Let’s look at some different ways to plot the results by state. First, let’s plot the proportion of votes won by each candidate in each state in a way that makes the comparison easy to see.

pres_state_results_2020 |> 
  mutate(prop_votes = if_else(party_simplified == "REPUBLICAN", -prop_votes, prop_votes)) |> 
  ggplot(aes(x = prop_votes, y = reorder(state, prop_votes), 
             fill = party_simplified)) + 
  geom_col() + 
  geom_vline(xintercept = c(-0.5, 0.5), colour = "grey") + 
  theme_minimal() + 
  theme(legend.position = "none",
        plot.title = ggtext::element_markdown(face = "bold"),
        plot.title.position = "plot") + 
  labs(title = "Percentage of votes won by <span style='color:#4672AB;'>Joe Biden</span> and <span style='color:#AA4841;'>Donald Trump</span> in the 2020 US <br>Presidential Election",
       x = "Percentage of votes won",
       y = NULL) + 
  scale_fill_manual(values = c("#4672AB", "#AA4841")) + 
  scale_x_continuous(breaks = c(-1, -0.5, 0.5, 1),
                     limits = c(-1, 1),
                     labels = c("-1" = "100%",
                                "-0.5" = "50%",
                                "0.5" = "50%",
                                "1" = "100%"))
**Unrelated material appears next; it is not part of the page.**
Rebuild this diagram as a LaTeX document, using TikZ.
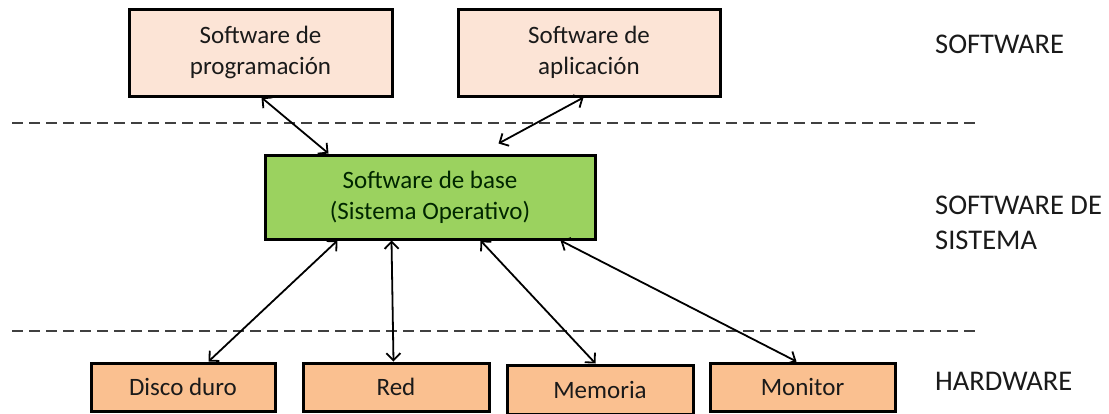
\documentclass[tikz,border=0pt]{standalone}
\usepackage{fontspec}
\setmainfont{Carlito}
\usetikzlibrary{arrows.meta}
\definecolor{swfill}{HTML}{FCE4D6}
\definecolor{basefill}{HTML}{9BD25F}
\definecolor{hwfill}{HTML}{FAC090}
\definecolor{txt}{HTML}{1A1A1A}
\tikzset{
  box/.style={draw=black,line width=3pt,inner sep=0pt,align=center,text=txt,
    font=\fontsize{25}{31}\selectfont},
  swbox/.style={box,fill=swfill,minimum width=263pt,minimum height=87pt},
  basebox/.style={box,fill=basefill,minimum width=330pt,minimum height=84pt,text=black!85!green},
  hwbox/.style={box,fill=hwfill,minimum height=48pt},
  link/.style={line width=1.8pt,{Straight Barb[length=7pt,width=14pt]}-{Straight Barb[length=7pt,width=14pt]}},
  layer/.style={draw=black!75,line width=1.6pt,dash pattern=on 11pt off 6pt},
  layertext/.style={text=txt,align=left,inner sep=0pt,font=\fontsize{28.5}{35}\selectfont}
}
\begin{document}
\begin{tikzpicture}[x=1pt,y=-1pt]
\useasboundingbox (0,0) rectangle (1109,413);
\node[swbox] (prog) at (260.5,52.5) {Software de\\programación};
\node[swbox,minimum width=262pt] (apl) at (589,52.5) {Software de\\aplicación};
\node[basebox] (base) at (430,197) {Software de base\\(Sistema Operativo)};
\node[hwbox,minimum width=184pt] (disco) at (183,387) {Disco duro};
\node[hwbox,minimum width=186pt] (red) at (396,387) {Red};
\node[hwbox,minimum width=186pt,minimum height=49pt] (mem) at (600,389.5) {Memoria};
\node[hwbox,minimum width=185pt] (mon) at (802.5,387) {Monitor};
\coordinate (l1a) at (12,123);
\coordinate (l1b) at (980,123);
\coordinate (l2a) at (12,331);
\coordinate (l2b) at (980,331);
\draw[layer] (l1a) -- (l1b);
\draw[layer] (l2a) -- (l2b);
\draw[link] ([xshift=134pt]prog.south west) -- ([xshift=65pt]base.north west);
\draw[link] ([xshift=127pt]apl.south west) -- ([xshift=235pt,yshift=10pt]base.north west);
\draw[link] ([xshift=74pt]base.south west) -- ([xshift=119pt]disco.north west);
\draw[link] ([xshift=128pt]base.south west) -- ([xshift=92pt]red.north west);
\draw[link] ([xshift=217pt]base.south west) -- ([xshift=90pt]mem.north west);
\draw[link] ([xshift=297pt]base.south west) -- ([xshift=88pt]mon.north west);
\node[layertext,anchor=base west] (sw) at (935,53) {SOFTWARE};
\node[layertext,anchor=west] (ss) at (935,223) {SOFTWARE DE\\SISTEMA};
\node[layertext,anchor=base west] (hw) at (935,390) {HARDWARE};
\end{tikzpicture}
\end{document}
Next, we can visualize the difference in the proportion of votes won by each candidate:

prop_won_2020 <- pres_state_results_2020 |> 
  # Make sure the order of the parties is consistent
  arrange(state, party_simplified) |> 
  group_by(state) |> 
  mutate(prop_adv = prop_votes - lead(prop_votes)) |>
  ungroup() |> 
  drop_na(prop_adv)
  
ggplot(prop_won_2020, aes(x = prop_adv, y = reorder(state, prop_adv), 
             fill = prop_adv < 0)) + 
  geom_col() + 
  theme_minimal() + 
  theme(legend.position = "none",
        plot.title = ggtext::element_markdown(face = "bold"),
        plot.title.position = "plot") + 
  labs(title = "Advantage won by <span style='color:#4672AB;'>Joe Biden</span> and <span style='color:#AA4841;'>Donald Trump</span> in the 2020 US Presidential <br>Election",
       x = "Percentage of votes won",
       y = NULL) + 
  scale_fill_manual(values = c("#4672AB", "#AA4841")) + 
  scale_x_continuous(labels = scales::percent,
                     limits = c(-1, 1))

Finally, we can plot this on a map:

library(maps)
library(mapdata)

us_states <- map_data("state")

prop_won_sf <- us_states |> 
  left_join(mutate(prop_won_2020, region = str_to_lower(state)),
            by = join_by(region))

ggplot(prop_won_sf, aes(x = long, y = lat, fill = prop_adv, group = group)) + 
  geom_polygon(color = "lightgrey") + 
  guides(fill = FALSE) + 
  theme_void() + 
  coord_fixed(1.3) + 
  scale_fill_gradient2(low = "#AA4841",
                       high = "#4672AB",
                       midpoint = 0)

You can even make this interactive:

library(leaflet)
library(sf)
library(htmltools)

us_states <- read_sf("https://rstudio.github.io/leaflet/json/us-states.geojson")

prop_won_sf <- us_states |>
  mutate(state = str_to_upper(name)) |> 
  left_join(prop_won_2020, by = join_by(state))

mypalette <- colorNumeric(
  palette = c("#AA4841", "white", "#4672AB"),
  domain = c(-1, 1),
  na.color = "transparent"
)

labels <- glue::glue("{prop_won_sf$state}: {scales::percent(prop_won_sf$prop_adv, accuracy = 0.1)}")

leaflet(prop_won_sf) |> 
  setView(-96, 37.8, 4) |> 
  addPolygons(fillColor = ~ mypalette(prop_adv),
              weight = 2,
              color = "white",
              fillOpacity = 1,
              highlightOptions = highlightOptions(weight = 4,
                                                  color = "darkgrey",
                                                  fillOpacity = 0.7,
                                                  bringToFront = T),
              label = labels,
  labelOptions = labelOptions(
    style = list("font-weight" = "normal", padding = "3px 8px"),
    textsize = "15px",
    direction = "auto"))
Caution

Everyone loves a map, but you should use them cautiously. They can be misleading. Large states (by area) are overemphasized. Small states (and DC) can be very difficult to see. Because the importance of a state’s votes to the outcome of the Presidential election is not proportional to its geographic size, this can obscure the outcome you are trying to communicate.